Given data:
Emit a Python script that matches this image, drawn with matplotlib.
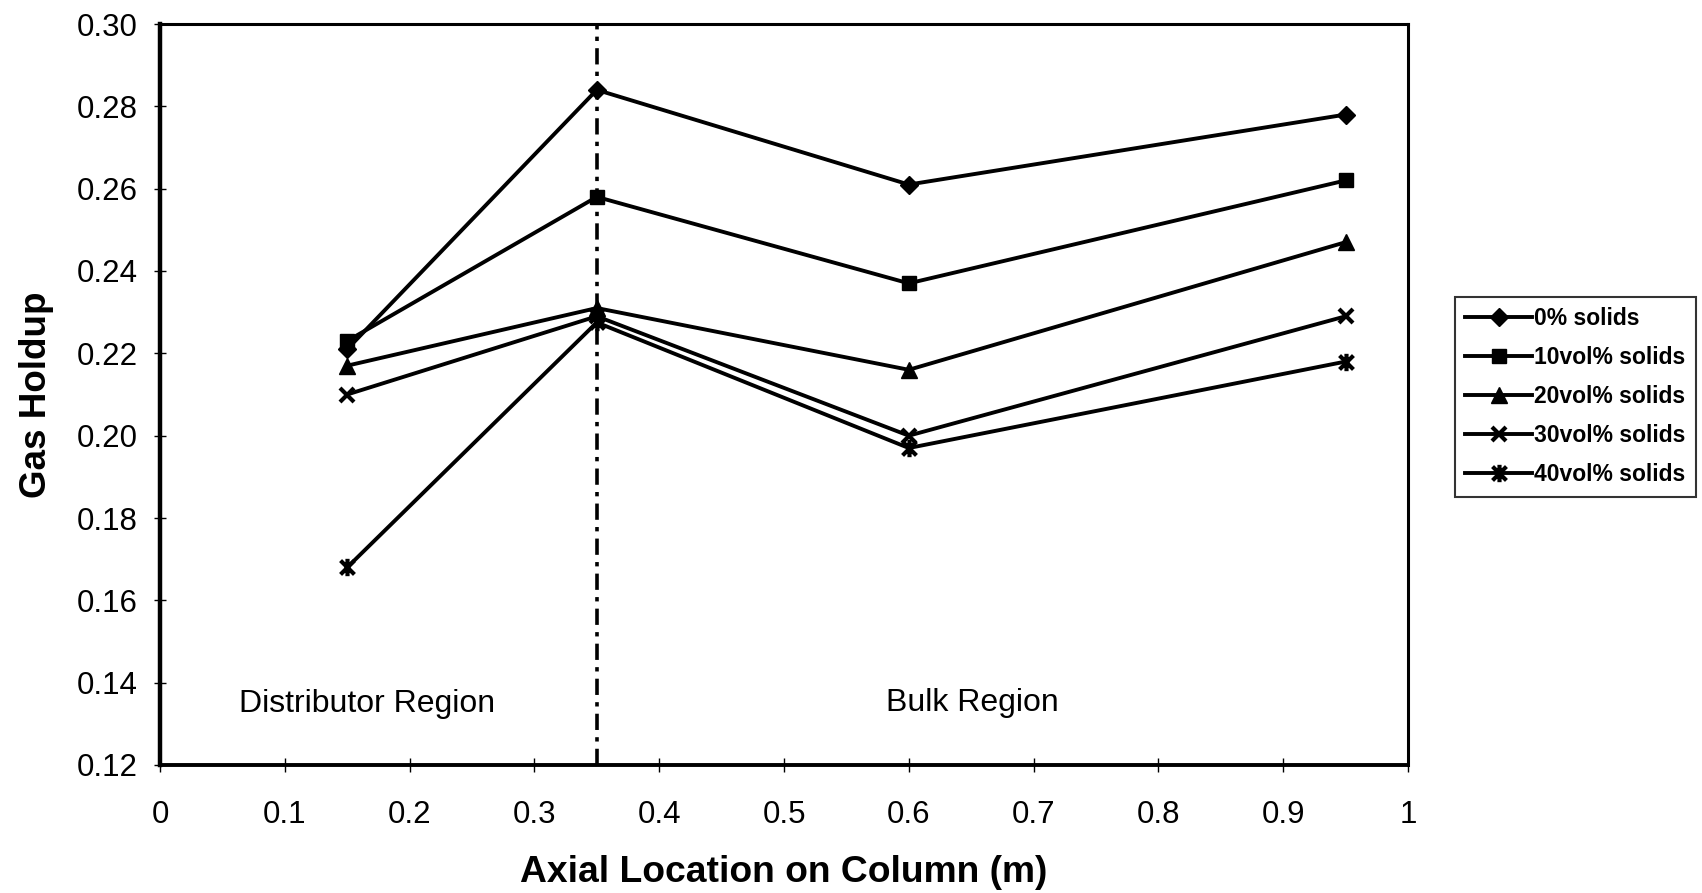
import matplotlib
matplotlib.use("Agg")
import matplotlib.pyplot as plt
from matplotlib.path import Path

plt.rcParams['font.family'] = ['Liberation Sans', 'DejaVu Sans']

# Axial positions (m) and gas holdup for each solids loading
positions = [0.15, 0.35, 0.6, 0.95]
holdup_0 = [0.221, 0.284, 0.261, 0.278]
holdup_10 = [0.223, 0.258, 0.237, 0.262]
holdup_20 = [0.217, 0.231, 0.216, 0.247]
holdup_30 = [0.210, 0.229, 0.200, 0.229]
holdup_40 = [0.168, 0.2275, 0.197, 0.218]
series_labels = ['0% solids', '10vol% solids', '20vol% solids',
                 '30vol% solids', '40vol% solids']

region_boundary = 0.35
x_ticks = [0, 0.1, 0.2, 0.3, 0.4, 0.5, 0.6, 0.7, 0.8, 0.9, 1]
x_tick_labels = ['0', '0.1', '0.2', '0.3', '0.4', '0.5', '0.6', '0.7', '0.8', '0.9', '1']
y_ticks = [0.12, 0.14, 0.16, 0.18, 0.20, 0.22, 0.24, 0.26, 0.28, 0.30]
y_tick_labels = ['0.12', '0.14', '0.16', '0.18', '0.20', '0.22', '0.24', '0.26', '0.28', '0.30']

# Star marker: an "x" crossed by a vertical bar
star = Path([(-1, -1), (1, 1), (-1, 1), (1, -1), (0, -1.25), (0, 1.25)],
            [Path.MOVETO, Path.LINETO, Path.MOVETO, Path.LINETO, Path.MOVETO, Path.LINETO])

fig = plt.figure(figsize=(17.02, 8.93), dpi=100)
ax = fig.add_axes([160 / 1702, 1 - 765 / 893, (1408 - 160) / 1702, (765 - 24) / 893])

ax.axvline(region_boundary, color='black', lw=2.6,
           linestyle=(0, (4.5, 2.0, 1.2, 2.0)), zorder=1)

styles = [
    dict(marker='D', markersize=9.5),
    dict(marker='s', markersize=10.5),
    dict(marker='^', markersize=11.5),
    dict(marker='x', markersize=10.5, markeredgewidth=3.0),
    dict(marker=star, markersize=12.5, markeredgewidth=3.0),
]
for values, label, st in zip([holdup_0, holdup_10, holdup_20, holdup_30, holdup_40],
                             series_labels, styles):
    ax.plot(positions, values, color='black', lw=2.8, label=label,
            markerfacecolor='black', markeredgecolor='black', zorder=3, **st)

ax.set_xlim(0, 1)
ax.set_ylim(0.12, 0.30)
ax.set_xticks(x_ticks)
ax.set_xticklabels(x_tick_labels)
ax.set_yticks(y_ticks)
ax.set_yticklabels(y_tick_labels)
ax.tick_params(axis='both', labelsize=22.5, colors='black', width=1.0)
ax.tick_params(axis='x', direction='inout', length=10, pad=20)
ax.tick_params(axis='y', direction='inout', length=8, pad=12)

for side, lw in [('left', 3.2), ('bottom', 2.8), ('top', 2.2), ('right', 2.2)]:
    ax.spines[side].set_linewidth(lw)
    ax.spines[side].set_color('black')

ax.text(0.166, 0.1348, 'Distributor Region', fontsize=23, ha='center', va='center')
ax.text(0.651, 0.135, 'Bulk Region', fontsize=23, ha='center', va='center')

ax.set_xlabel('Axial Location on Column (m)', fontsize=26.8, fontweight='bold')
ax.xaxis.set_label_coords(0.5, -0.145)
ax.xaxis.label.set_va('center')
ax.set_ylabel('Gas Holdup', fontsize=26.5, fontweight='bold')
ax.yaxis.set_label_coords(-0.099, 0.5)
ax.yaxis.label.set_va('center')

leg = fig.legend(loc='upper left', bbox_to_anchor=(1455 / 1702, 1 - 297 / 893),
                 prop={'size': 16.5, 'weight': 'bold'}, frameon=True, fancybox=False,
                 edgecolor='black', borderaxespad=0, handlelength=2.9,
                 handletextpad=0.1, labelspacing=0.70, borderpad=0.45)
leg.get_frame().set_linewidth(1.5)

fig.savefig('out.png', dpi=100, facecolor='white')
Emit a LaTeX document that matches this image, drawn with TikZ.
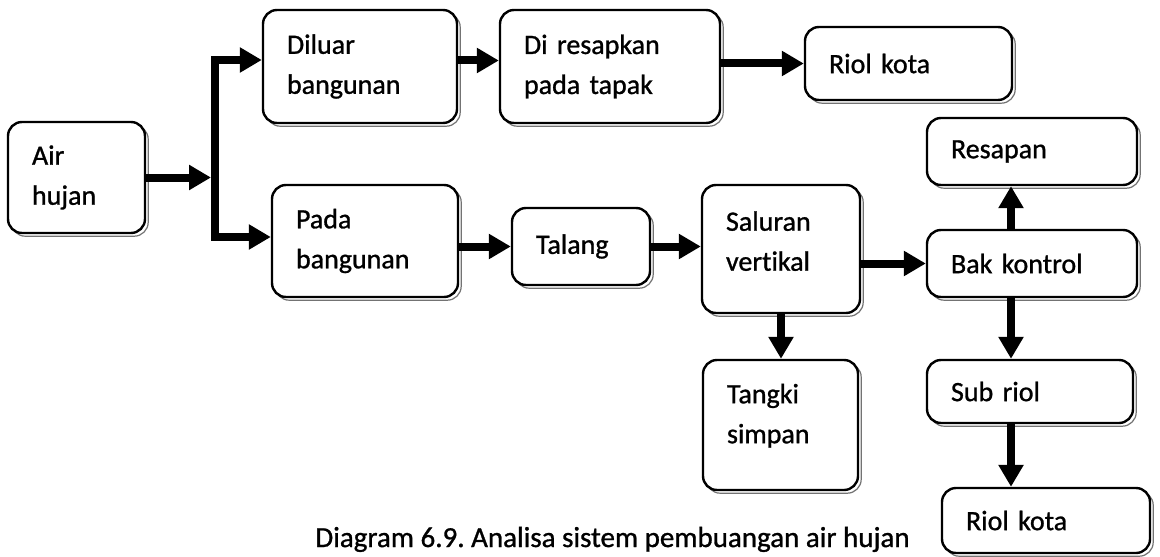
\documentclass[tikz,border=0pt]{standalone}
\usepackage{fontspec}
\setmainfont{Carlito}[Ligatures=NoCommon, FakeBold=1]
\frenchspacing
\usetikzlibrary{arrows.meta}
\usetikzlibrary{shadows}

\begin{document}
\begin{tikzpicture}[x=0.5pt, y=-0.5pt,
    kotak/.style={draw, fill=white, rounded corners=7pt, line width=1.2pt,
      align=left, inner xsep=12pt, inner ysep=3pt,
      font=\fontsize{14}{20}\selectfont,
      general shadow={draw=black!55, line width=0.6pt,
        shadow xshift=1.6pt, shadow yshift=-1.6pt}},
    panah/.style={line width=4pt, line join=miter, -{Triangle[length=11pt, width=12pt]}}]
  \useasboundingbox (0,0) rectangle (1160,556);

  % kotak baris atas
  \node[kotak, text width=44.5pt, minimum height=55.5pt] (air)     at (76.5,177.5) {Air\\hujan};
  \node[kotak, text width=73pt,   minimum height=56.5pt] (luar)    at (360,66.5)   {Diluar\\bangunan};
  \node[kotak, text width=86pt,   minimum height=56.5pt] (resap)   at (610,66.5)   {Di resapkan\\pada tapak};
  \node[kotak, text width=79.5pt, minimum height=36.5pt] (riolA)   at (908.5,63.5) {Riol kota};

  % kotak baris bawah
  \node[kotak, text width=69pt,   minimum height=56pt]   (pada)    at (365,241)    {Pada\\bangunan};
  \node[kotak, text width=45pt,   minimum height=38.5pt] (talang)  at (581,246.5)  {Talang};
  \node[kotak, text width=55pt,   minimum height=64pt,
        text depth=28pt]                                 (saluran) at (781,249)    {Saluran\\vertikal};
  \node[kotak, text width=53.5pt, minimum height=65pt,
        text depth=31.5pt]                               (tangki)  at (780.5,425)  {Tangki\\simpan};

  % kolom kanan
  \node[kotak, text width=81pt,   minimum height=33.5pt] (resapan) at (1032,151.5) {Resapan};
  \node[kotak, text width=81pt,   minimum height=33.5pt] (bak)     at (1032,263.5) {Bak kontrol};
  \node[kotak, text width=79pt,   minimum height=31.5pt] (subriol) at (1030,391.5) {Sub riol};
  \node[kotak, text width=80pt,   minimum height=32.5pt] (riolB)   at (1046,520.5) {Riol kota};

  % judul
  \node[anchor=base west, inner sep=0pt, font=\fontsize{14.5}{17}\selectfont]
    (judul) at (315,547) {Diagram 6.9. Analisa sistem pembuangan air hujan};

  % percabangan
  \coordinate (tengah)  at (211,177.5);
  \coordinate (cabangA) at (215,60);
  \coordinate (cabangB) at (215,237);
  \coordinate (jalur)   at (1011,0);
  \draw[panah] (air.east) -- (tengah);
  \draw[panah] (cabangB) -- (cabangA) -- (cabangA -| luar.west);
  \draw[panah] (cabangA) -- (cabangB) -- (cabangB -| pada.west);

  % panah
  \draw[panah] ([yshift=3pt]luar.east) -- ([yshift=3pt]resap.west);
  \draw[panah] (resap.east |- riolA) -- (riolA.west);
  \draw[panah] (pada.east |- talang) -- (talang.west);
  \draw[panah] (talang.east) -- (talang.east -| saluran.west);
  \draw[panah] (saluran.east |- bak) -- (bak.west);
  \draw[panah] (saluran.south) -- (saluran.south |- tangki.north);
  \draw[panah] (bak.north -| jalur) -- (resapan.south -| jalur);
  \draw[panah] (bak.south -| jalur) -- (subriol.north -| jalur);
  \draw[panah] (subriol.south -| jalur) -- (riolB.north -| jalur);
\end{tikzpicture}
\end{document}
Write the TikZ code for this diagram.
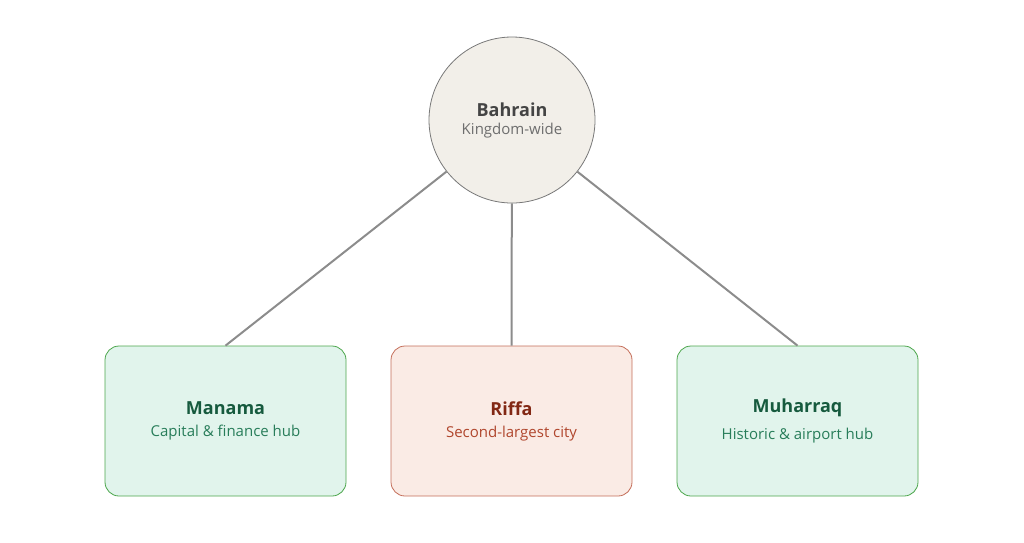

Stated goal: Without the pictures, return the listing above from its first line through the line that has "solids', '40vol% solids']".

Written answer:
Emit a Python script that matches this image, drawn with matplotlib.
import matplotlib
matplotlib.use("Agg")
import matplotlib.pyplot as plt
from matplotlib.path import Path

plt.rcParams['font.family'] = ['Liberation Sans', 'DejaVu Sans']

# Axial positions (m) and gas holdup for each solids loading
positions = [0.15, 0.35, 0.6, 0.95]
holdup_0 = [0.221, 0.284, 0.261, 0.278]
holdup_10 = [0.223, 0.258, 0.237, 0.262]
holdup_20 = [0.217, 0.231, 0.216, 0.247]
holdup_30 = [0.210, 0.229, 0.200, 0.229]
holdup_40 = [0.168, 0.2275, 0.197, 0.218]
series_labels = ['0% solids', '10vol% solids', '20vol% solids',
                 '30vol% solids', '40vol% solids']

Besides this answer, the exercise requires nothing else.